Le contentieux interethnique est un fil rouge dans la destinée anthume et posthume de son premier et éphémère président Dominique Mbonyumutwa, comme dans celle des autres responsables politiques. Les mouvements qui réclamaient l’émancipation se sont combattus autant ou plus qu’ils n’ont combattu le pouvoir belge (1952-2010)

   Le 1er novembre 1959 à Gitarama, Dominique Mbonyumutwa, ancien instituteur devenu commis de l’administration locale, est agressé par une bande de jeunes partisans du roi (mwami) Kigeli V. L’incident est un des catalyseurs des troubles qui embrasent alors le Rwanda, au moment même où la Belgique a enclenché un processus d’autonomie interne dans les territoires qu’elle administre sous tutelle de l’Organisation des Nations unies, faisant suite au mandat reçu de la Société des nations après la Première Guerre mondiale.

   L’homme qui a ainsi contribué bien involontairement à mettre le feu aux poudres deviendra, quatorze mois plus tard, le premier et éphémère président du pays des mille collines, avant même la proclamation officielle de son indépendance le 1er juillet 1962. Ce personnage clé, né en 1921 à Mwendo, dans la région centrale du Kabagari, a récemment trouvé son biographe en François Xavier Munyarugerero, docteur en histoire et civilisations de l’Ecole des hautes études en sciences sociales (Paris) et journaliste à l’hebdomadaire Jeune Afrique après avoir dirigé des départements ministériels à Kigali [1].
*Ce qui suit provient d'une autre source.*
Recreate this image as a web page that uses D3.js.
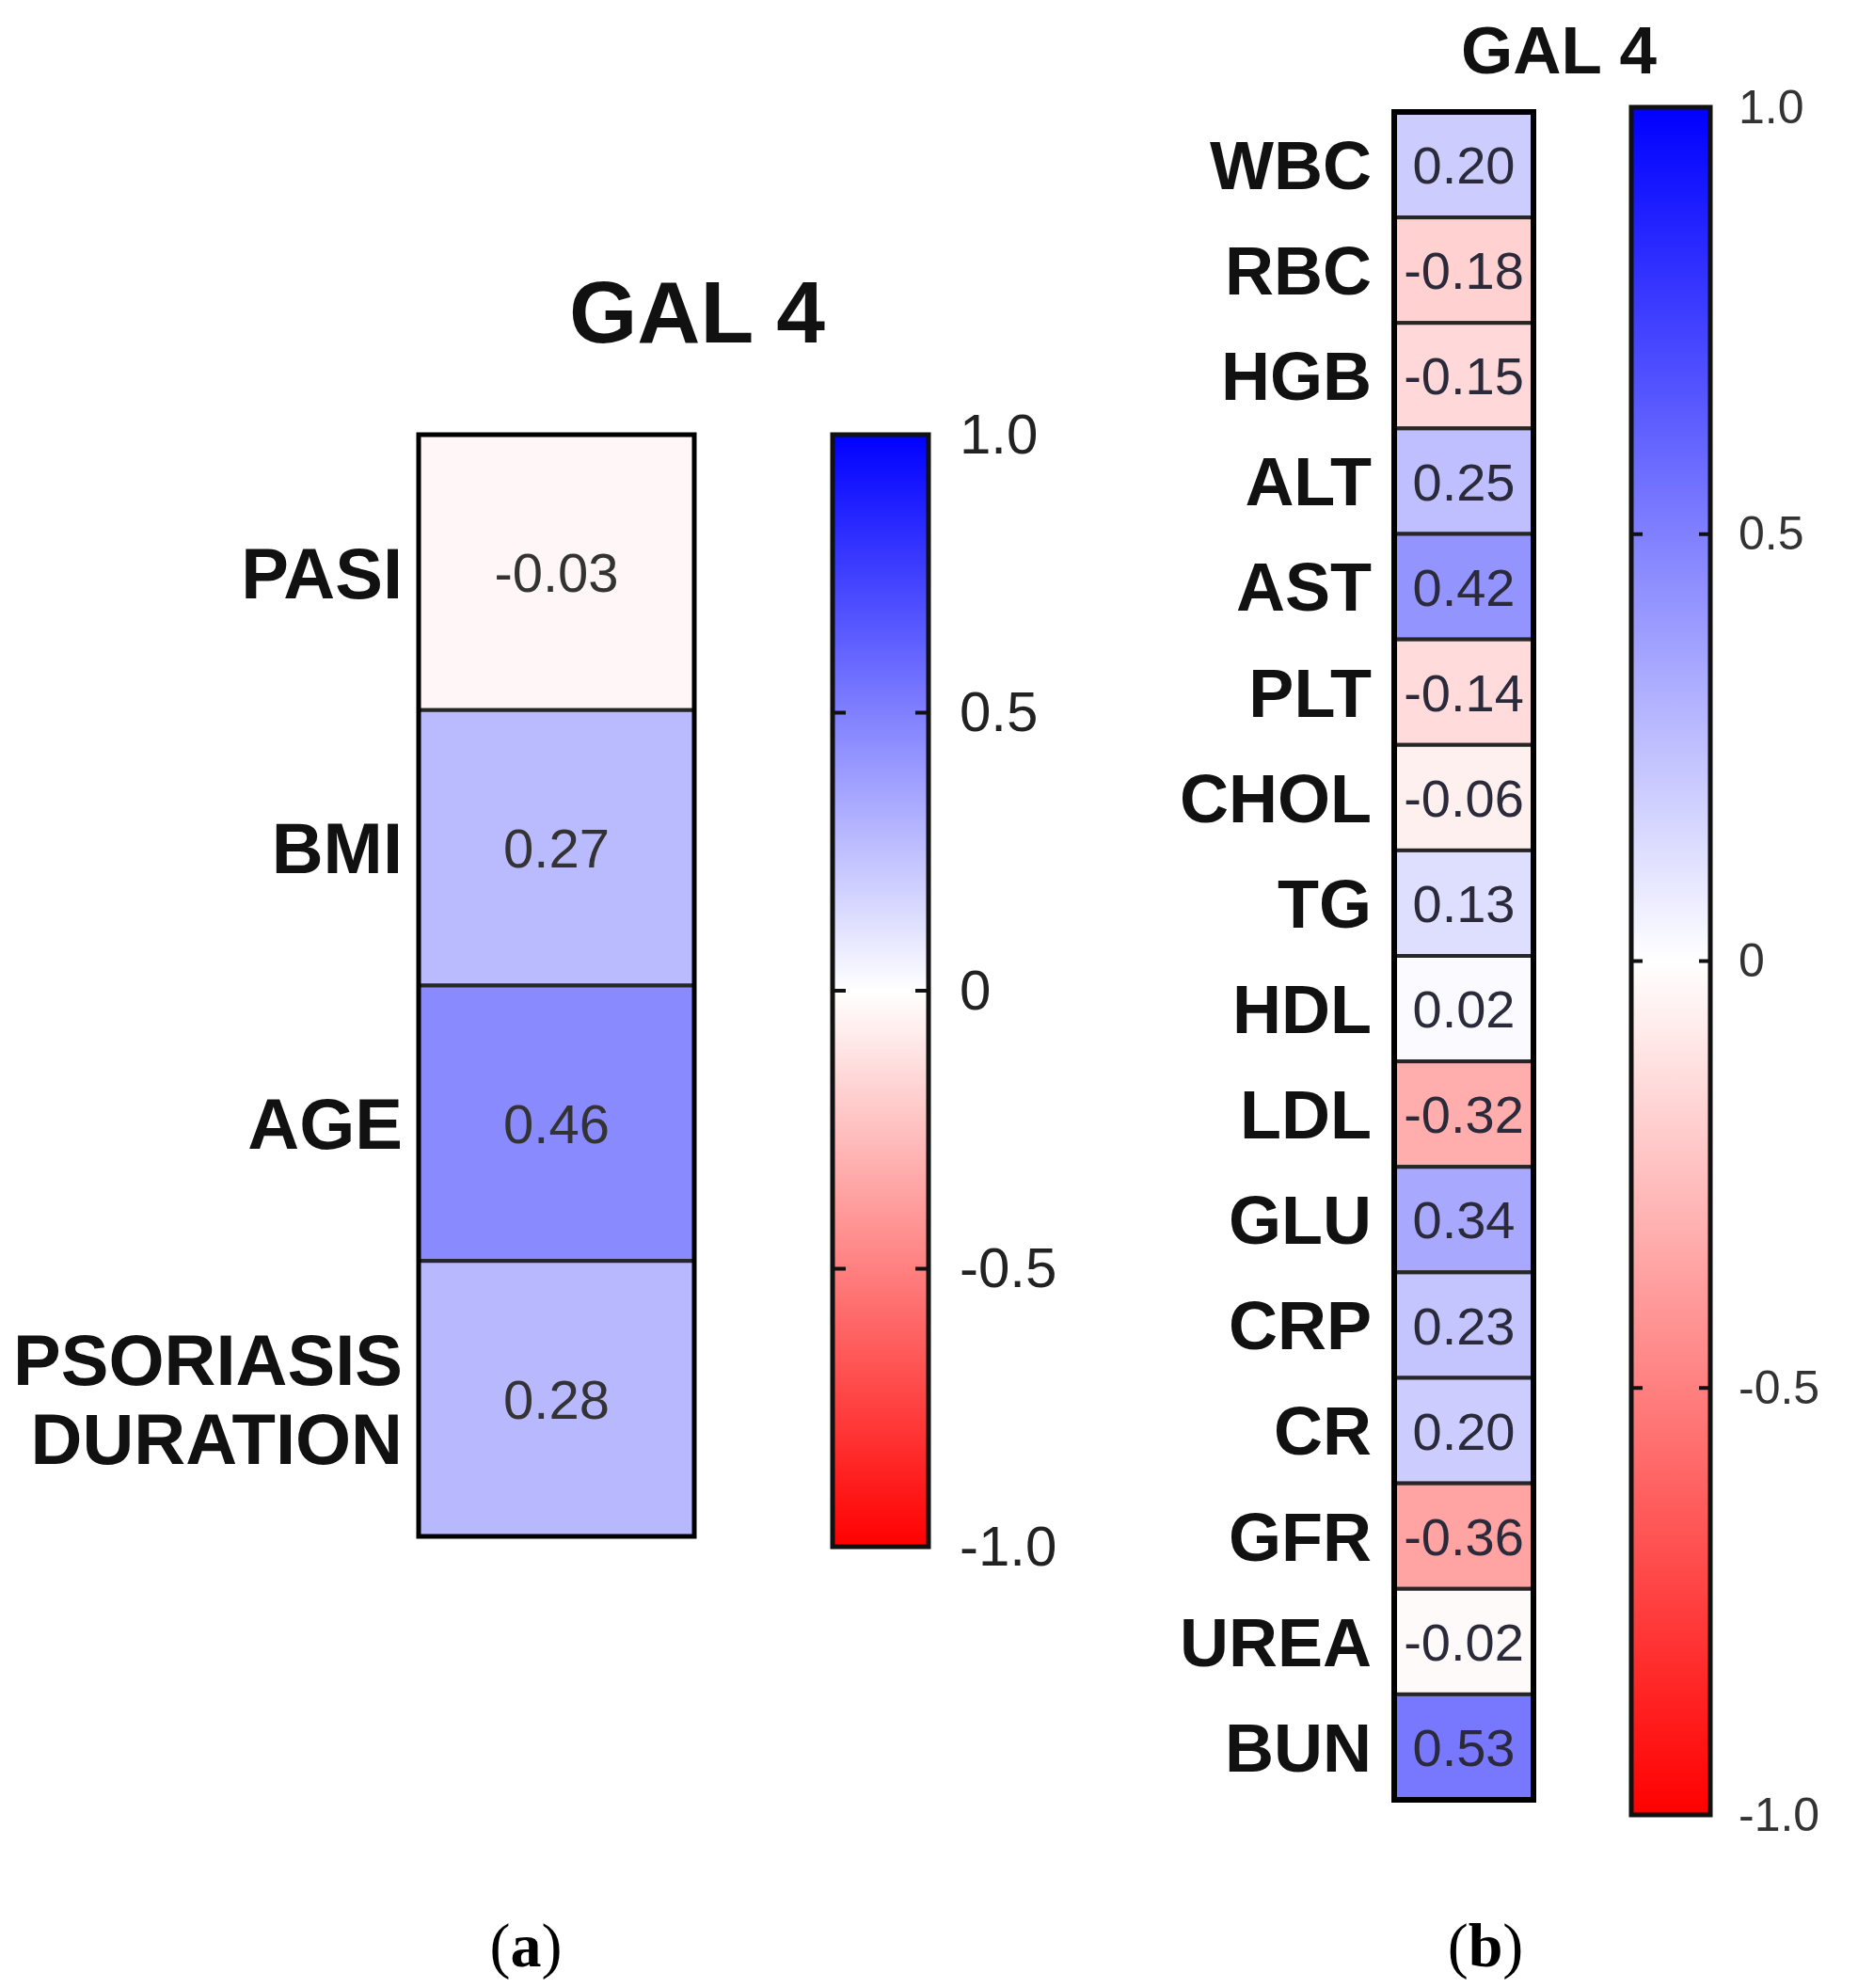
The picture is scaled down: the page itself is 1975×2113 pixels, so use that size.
<!DOCTYPE html>
<html>
<head>
<meta charset="utf-8">
<script src="https://cdn.jsdelivr.net/npm/d3@7"></script>
<style>
  body { margin: 0; background: #fff; }
  svg { display: block; }
</style>
</head>
<body>
<div id="graf"></div>
<script>
// datos
varsA = ['PASI', 'BMI', 'AGE', 'PSORIASIS DURATION']
valsA = [-0.03, 0.27, 0.46, 0.28]
textA = ['-0.03', '0.27', '0.46', '0.28']

varsB = ['WBC', 'RBC', 'HGB', 'ALT', 'AST', 'PLT', 'CHOL', 'TG', 'HDL', 'LDL', 'GLU', 'CRP', 'CR', 'GFR', 'UREA', 'BUN']
valsB = [0.20, -0.18, -0.15, 0.25, 0.42, -0.14, -0.06, 0.13, 0.02, -0.32, 0.34, 0.23, 0.20, -0.36, -0.02, 0.53]
textB = ['0.20', '-0.18', '-0.15', '0.25', '0.42', '-0.14', '-0.06', '0.13', '0.02', '-0.32', '0.34', '0.23', '0.20', '-0.36', '-0.02', '0.53']

ticksCb = [1.0, 0.5, 0, -0.5, -1.0]
tickLabels = ['1.0', '0.5', '0', '-0.5', '-1.0']

titulo = 'GAL 4'
panelLabels = ['a', 'b']

// configuración
ancho_total = 1975
alto_total = 2113

svg = d3.select('#graf').append('svg')
        .attr('width', ancho_total)
        .attr('height', alto_total)

color = d3.scaleLinear()
          .domain([-1, 0, 1])
          .range(['#ff0000', '#ffffff', '#0000ff'])

sans = "'Liberation Sans', Arial, sans-serif"
narrow = "'Liberation Sans Narrow', 'Arial Narrow', 'Liberation Sans', sans-serif"

// gradiente de la barra de color
grad = svg.append('defs').append('linearGradient')
          .attr('id', 'cbgrad')
          .attr('x1', 0).attr('y1', 1).attr('x2', 0).attr('y2', 0)
grad.selectAll('stop')
    .data(d3.range(-1, 1.001, 0.1))
    .enter().append('stop')
      .attr('offset', d => (d + 1) / 2)
      .attr('stop-color', d => color(d))

function heatmap(cfg) {
  g = svg.append('g')

  y = d3.scaleBand()
        .domain(cfg.vars)
        .range([cfg.top, cfg.bottom])

  data = cfg.vars.map((v, i) => ({ v: v, val: cfg.vals[i], txt: cfg.text[i] }))

  g.selectAll('rect.cell')
   .data(data)
   .enter().append('rect')
     .attr('class', 'cell')
     .attr('x', cfg.x)
     .attr('y', d => y(d.v))
     .attr('width', cfg.w)
     .attr('height', y.bandwidth())
     .attr('fill', d => color(d.val))
     .attr('stroke', '#262626')
     .attr('stroke-width', 4)

  g.append('rect')
   .attr('x', cfg.x).attr('y', cfg.top)
   .attr('width', cfg.w).attr('height', cfg.bottom - cfg.top)
   .attr('fill', 'none')
   .attr('stroke', '#000')
   .attr('stroke-width', cfg.border)

  g.selectAll('text.val')
   .data(data)
   .enter().append('text')
     .attr('class', 'val')
     .attr('x', cfg.x + cfg.w / 2)
     .attr('y', d => y(d.v) + y.bandwidth() / 2)
     .attr('dy', '0.36em')
     .attr('text-anchor', 'middle')
     .style('font-family', cfg.valFont)
     .style('font-size', cfg.valSize + 'px')
     .style('fill', cfg.valColor)
     .text(d => d.txt)

  lab = g.selectAll('text.lab')
   .data(data)
   .enter().append('text')
     .attr('class', 'lab')
     .attr('text-anchor', 'end')
     .style('font-family', sans)
     .style('font-weight', 'bold')
     .style('font-size', cfg.labSize + 'px')
     .style('fill', '#111')

  lab.each(function(d) {
    words = d.v.split(' ')
    yc = y(d.v) + y.bandwidth() / 2
    if (words.length > 1 && cfg.wrap) {
      words.forEach((w, k) => {
        d3.select(this).append('tspan')
          .attr('x', cfg.labX)
          .attr('y', yc + (k - 0.5) * cfg.labSize * 1.1)
          .attr('dy', '0.36em')
          .text(w)
      })
    } else {
      d3.select(this).append('tspan')
        .attr('x', cfg.labX)
        .attr('y', yc)
        .attr('dy', '0.36em')
        .text(d.v)
    }
  })

  // barra de color
  yc = d3.scaleLinear().domain([-1, 1]).range([cfg.cbBottom, cfg.cbTop])

  g.append('rect')
   .attr('x', cfg.cbX).attr('y', cfg.cbTop)
   .attr('width', cfg.cbW).attr('height', cfg.cbBottom - cfg.cbTop)
   .attr('fill', 'url(#cbgrad)')
   .attr('stroke', '#111')
   .attr('stroke-width', cfg.cbBorder)

  inner = ticksCb.filter(t => Math.abs(t) < 1)
  g.selectAll('line.tl')
   .data(inner).enter().append('line')
     .attr('x1', cfg.cbX).attr('x2', cfg.cbX + cfg.tick)
     .attr('y1', d => yc(d)).attr('y2', d => yc(d))
     .attr('stroke', '#111').attr('stroke-width', 4)
  g.selectAll('line.tr')
   .data(inner).enter().append('line')
     .attr('x1', cfg.cbX + cfg.cbW - cfg.tick).attr('x2', cfg.cbX + cfg.cbW)
     .attr('y1', d => yc(d)).attr('y2', d => yc(d))
     .attr('stroke', '#111').attr('stroke-width', 4)

  axisCall = d3.axisRight(yc)
               .tickValues(ticksCb)
               .tickSize(0)
               .tickPadding(0)
               .tickFormat((d, i) => tickLabels[i])
  ax = g.append('g')
        .attr('transform', `translate(${cfg.tickX}, 0)`)
        .call(axisCall)
  ax.select('.domain').remove()
  ax.selectAll('text')
    .style('font-family', sans)
    .style('font-size', cfg.tickSize + 'px')
    .style('fill', cfg.tickColor)

  // título
  g.append('text')
   .attr('x', cfg.titleX)
   .attr('y', cfg.titleY)
   .attr('text-anchor', 'middle')
   .style('font-family', sans)
   .style('font-weight', 'bold')
   .style('font-size', cfg.titleSize + 'px')
   .style('fill', '#111')
   .text(titulo)

  // etiqueta del panel
  pl = g.append('text')
        .attr('x', cfg.panelX)
        .attr('y', 2090)
        .attr('text-anchor', 'middle')
        .style('font-family', "'Liberation Serif', 'Times New Roman', serif")
        .style('font-size', '66px')
        .style('fill', '#000')
  pl.append('tspan').text('(')
  pl.append('tspan').style('font-weight', 'bold').text(cfg.panel)
  pl.append('tspan').text(')')
}

heatmap({
  vars: varsA, vals: valsA, text: textA,
  x: 445, w: 293, top: 462, bottom: 1633, border: 5,
  valFont: narrow, valSize: 58, valColor: '#333',
  labX: 428, labSize: 76, wrap: true,
  cbX: 885, cbW: 102, cbTop: 462, cbBottom: 1644, cbBorder: 5, tick: 14,
  tickX: 1020, tickSize: 60, tickColor: '#222',
  titleX: 741, titleY: 364, titleSize: 93,
  panelX: 559, panel: panelLabels[0]
})

heatmap({
  vars: varsB, vals: valsB, text: textB,
  x: 1482, w: 148, top: 119, bottom: 1913, border: 6,
  valFont: sans, valSize: 56, valColor: '#2a2a3a',
  labX: 1458, labSize: 72, wrap: false,
  cbX: 1734, cbW: 84, cbTop: 114, cbBottom: 1929, cbBorder: 5, tick: 12,
  tickX: 1848, tickSize: 50, tickColor: '#333',
  titleX: 1657, titleY: 78, titleSize: 71,
  panelX: 1579, panel: panelLabels[1]
})
</script>
</body>
</html>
   L’ouvrage est laudatif au possible, résultant d’une enquête réalisée sous le regard de la famille du « héros » dont l’auteur déplore « l’effacement éhonté et radical de la mémoire collective » (p. 217). Un effacement qui n’est évidemment pas étranger aux orientations du pouvoir actuellement dominé par le Front patriotique rwandais (FPR)…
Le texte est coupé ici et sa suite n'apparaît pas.